3D Printed Dioramas: A New Twist On An Older Process
A company found a new usage for 3D printed body scans: dioramas.
3D prints of people is still a fascinating use case for the technology, even though it was one of the first things attempted once 3D printing technology became widespread. The idea of “making yourself” with a machine is one of those crazy science fiction things that has actually come true.
Since the early days of rickety setups to perform the capture and sluggish software to process images, things have improved significantly. Today there are several sophisticated options for capturing 3D body scans at all price ranges. The processing software has also improved and is now faster and more accurate. Finally, the full-color 3D printing technology has never been better, allowing service providers to produce incredibly detailed personal figurines.

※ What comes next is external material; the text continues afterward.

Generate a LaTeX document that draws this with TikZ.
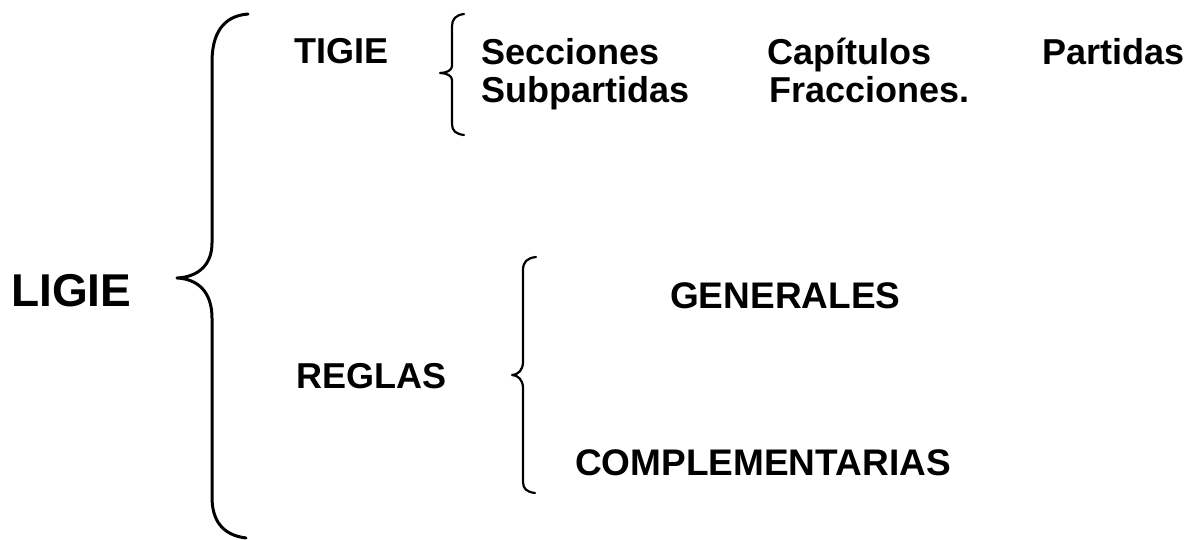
\documentclass[tikz,border=0pt]{standalone}
\usepackage{fontspec}
\setmainfont{Liberation Sans}
\begin{document}
\begin{tikzpicture}[x=1pt,y=-1pt,
  lbl/.style={anchor=base west,inner sep=0pt,font=\fontsize{36}{40}\selectfont\bfseries},
  lblb/.style={anchor=base west,inner sep=0pt,font=\fontsize{37}{41}\selectfont\bfseries},
  big/.style={anchor=base west,inner sep=0pt,font=\fontsize{46}{52}\selectfont\bfseries},
  bigbrace/.style={line width=3pt,line cap=round,line join=round},
  smallbrace/.style={line width=2.2pt,line cap=round,line join=round}]
\useasboundingbox (0,0) rectangle (1197,540);
% texts
\node[big] (ligie) at (11,306) {LIGIE};
\node[lbl] (tigie) at (294,64) {TIGIE};
\node[lbl] (secc) at (481,65) {Secciones};
\node[lbl] (cap) at (767,65) {Capítulos};
\node[lbl] (part) at (1042,65) {Partidas};
\node[lbl] (subp) at (481,103) {Subpartidas};
\node[lbl] (frac) at (769,103) {Fracciones.};
\node[lbl] (reglas) at (296,388) {REGLAS};
\node[lblb] (gen) at (670,308) {GENERALES};
\node[lblb] (comp) at (575,475) {COMPLEMENTARIAS};
% big brace
\draw[bigbrace] (248,14) .. controls (222,16) and (212,35) .. (212,62) -- (212,243)
  .. controls (212,265) and (198,277) .. (177,278)
  .. controls (198,279) and (212,292) .. (212,318) -- (212,497)
  .. controls (212,520) and (222,535) .. (246,538);
% TIGIE brace
\draw[smallbrace] (464,14) .. controls (456,15) and (452,19) .. (452,26) -- (452,66)
  .. controls (452,70) and (447,73) .. (440,73)
  .. controls (447,73) and (452,76) .. (452,80) -- (452,124)
  .. controls (452,131) and (456,134) .. (464,135);
% REGLAS brace
\draw[smallbrace] (536,257) .. controls (527,258) and (523,262) .. (523,270) -- (523,362)
  .. controls (523,370) and (518,375) .. (512,375)
  .. controls (518,375) and (523,380) .. (523,388) -- (523,482)
  .. controls (523,489) and (527,492) .. (535,493);
\end{tikzpicture}
\end{document}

Entrepreneurs worldwide purchase such equipment and software to provide 3D printed figurines to the public, much in the same manner as a portrait photography service might. These operations tend to be local or regional, as the technology requires the participants to physically be in a scanner location.
Twindom is a California-based company that specializes in full-color 3D prints of body scans. This is where individuals pose in a specialized booth that can near-instantly capture their 3D shape and surface texture. Twindom sells a body scanner system to entrepreneurs, and has for several years.

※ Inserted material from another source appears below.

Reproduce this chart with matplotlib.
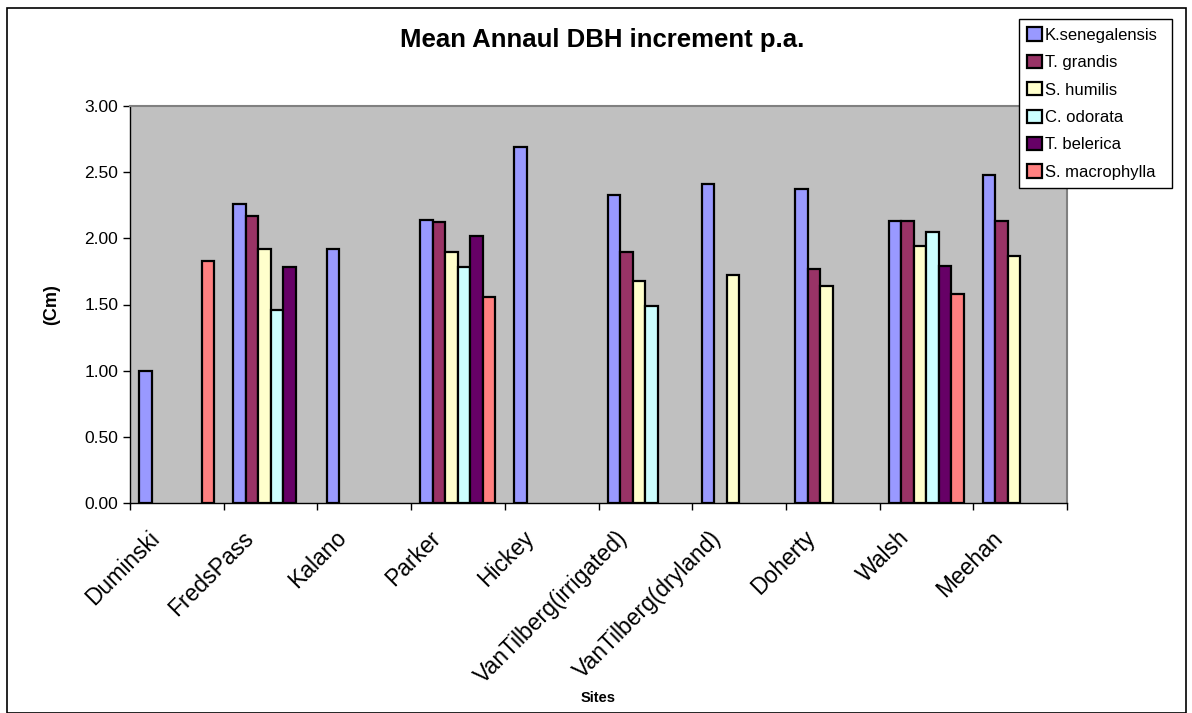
import numpy as np
import matplotlib.pyplot as plt
from matplotlib.patches import Rectangle
from matplotlib.transforms import ScaledTranslation

plt.rcParams['font.family'] = ['Liberation Sans', 'DejaVu Sans']

sites = ['Duminski', 'FredsPass', 'Kalano', 'Parker', 'Hickey',
         'VanTilberg(irrigated)', 'VanTilberg(dryland)', 'Doherty', 'Walsh', 'Meehan']
species = ['K.senegalensis', 'T. grandis', 'S. humilis', 'C. odorata', 'T. belerica', 'S. macrophylla']

# nan = no bar for that site
nan = np.nan
k_senegalensis = [1.00, 2.26, 1.92, 2.14, 2.69, 2.33, 2.41, 2.37, 2.13, 2.48]
t_grandis = [nan, 2.17, nan, 2.12, nan, 1.90, nan, 1.77, 2.13, 2.13]
s_humilis = [nan, 1.92, nan, 1.90, nan, 1.68, 1.72, 1.64, 1.94, 1.87]
c_odorata = [nan, 1.46, nan, 1.78, nan, 1.49, nan, nan, 2.05, nan]
t_belerica = [nan, 1.78, nan, 2.02, nan, nan, nan, nan, 1.79, nan]
s_macrophylla = [1.83, nan, nan, 1.56, nan, nan, nan, nan, 1.58, nan]

series = [k_senegalensis, t_grandis, s_humilis, c_odorata, t_belerica, s_macrophylla]
colors = ['#9999FF', '#993366', '#FFFFCC', '#CCFFFF', '#660066', '#FF8080']

W, H = 1192, 713
fig = plt.figure(figsize=(W / 100, H / 100), dpi=100)

# chart border
fig.patches.append(Rectangle((7 / W, 0), (1186 - 7) / W, (H - 8) / H, transform=fig.transFigure,
                             fill=False, edgecolor='black', linewidth=1.2))

left, right, top, bottom = 130, 1067, 106, 503
ax = fig.add_axes([left / W, 1 - bottom / H, (right - left) / W, (bottom - top) / H])
ax.set_facecolor('#C0C0C0')

x = np.arange(len(sites)) + 0.5
bw = 0.8 / len(series)
handles = []
for i, (vals, col) in enumerate(zip(series, colors)):
    b = ax.bar(x + (i - 2.5) * bw, vals, width=bw, color=col, edgecolor='black', linewidth=1.6)
    handles.append(b)

ax.set_xlim(0, len(sites))
ax.set_ylim(0, 3)
ax.set_yticks(np.arange(0, 3.01, 0.5))
ax.set_yticklabels([f'{v:.2f}' for v in np.arange(0, 3.01, 0.5)], fontsize=12.5)
ax.set_xticks(np.arange(0, len(sites) + 1))
ax.set_xticklabels([])
ax.set_xticks(x, minor=True)
ax.set_xticklabels(sites, minor=True, rotation=45, ha='right', rotation_mode='anchor', fontsize=16.5)
ax.tick_params(axis='x', which='minor', length=0, pad=6)
ax.tick_params(axis='both', which='major', direction='out', length=5, width=1, color='black')
off = ScaledTranslation(-0.29, -0.15, fig.dpi_scale_trans)
for lab in ax.get_xticklabels(minor=True):
    lab.set_transform(lab.get_transform() + off)

for s in ['top', 'right']:
    ax.spines[s].set_color('#808080')
    ax.spines[s].set_linewidth(1.5)
for s in ['left', 'bottom']:
    ax.spines[s].set_color('black')
    ax.spines[s].set_linewidth(1)

fig.text(602 / W, 1 - 40 / H, 'Mean Annaul DBH increment p.a.', ha='center', va='center',
         fontsize=18.5, fontweight='bold')
fig.text(52 / W, 1 - 305 / H, '(Cm)', ha='center', va='center', rotation=90,
         fontsize=13, fontweight='bold')
fig.text(598 / W, 1 - 698 / H, 'Sites', ha='center', va='center', fontsize=10.5, fontweight='bold')

leg = fig.legend(handles, species, loc='upper left',
                 bbox_to_anchor=(1019 / W, 1 - 197 / H, (1172 - 1019) / W, (197 - 19) / H),
                 mode='expand', fontsize=12, frameon=True, fancybox=False,
                 handlelength=0.85, handleheight=0.85, handletextpad=0.2,
                 labelspacing=0.72, borderaxespad=0, borderpad=0.5)
leg.get_frame().set_edgecolor('black')
leg.get_frame().set_linewidth(1)
leg.get_frame().set_alpha(1)

fig.savefig('out.png', dpi=100)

Their business model involves not only selling the scanning equipment, but also providing a cloud-based system that can request the actual full-color 3D prints from their central print service.
We spoke with Twindom’s Will Drevno who explained a recent interest in very small figurines. Typically we’ve seen most personal figurines in the “toaster-size” range, but given the price of 3D print materials, the pricing for the prints has been out of budget for many people. Making the prints very small could be the answer, but then you must have a full-color 3D printer that can achieve sufficient resolution to make it worthwhile.
Drevno explains their solution:
“As someone who has worked with full-color 3D printing extensively, it's crazy to see the level of detail full-color 3D printers have reached even for very small 3D prints. While there are other full-color 3D printers that can print at this scale, the Mimaki 3DUJ-553 is the only one we've seen with good enough color accuracy at this small of a print height needed for the very detail oriented miniature community.”
We’ve also noticed the incredible colors and accuracy of the Mimaki equipment, which seems to be gaining ground in the battle for full-color 3D printing.
But Drevno noticed something else:
“My company does a good amount of full-color 3D printing for 3D printed portrait businesses and thought you might be interested in a really cool way we're seeing 3D prints off Mimaki's 3DUJ-553 full-color 3D printer get used. With our very recently launched full-color resin 3D portrait fulfillment service (utilizes the Mimaki 3DUJ-553), a few of our partners with our 3D scanners have been getting a ton of interest from people in the scale miniature community looking to 3D print themselves and add themselves to their own dioramas.”
This is quite different from the usual “body-only” 3D print we’ve always seen. By placing the miniature prints into a scene, it could evoke a great deal more emotion from the observer. While I suspect the backgrounds of the dioramas shown here are likely “stock prints”, imagine the interest if a 3D scan of an actual, personal area could be integrated into the diorama.
There certainly are some interesting developments in the full-color body printing area happening.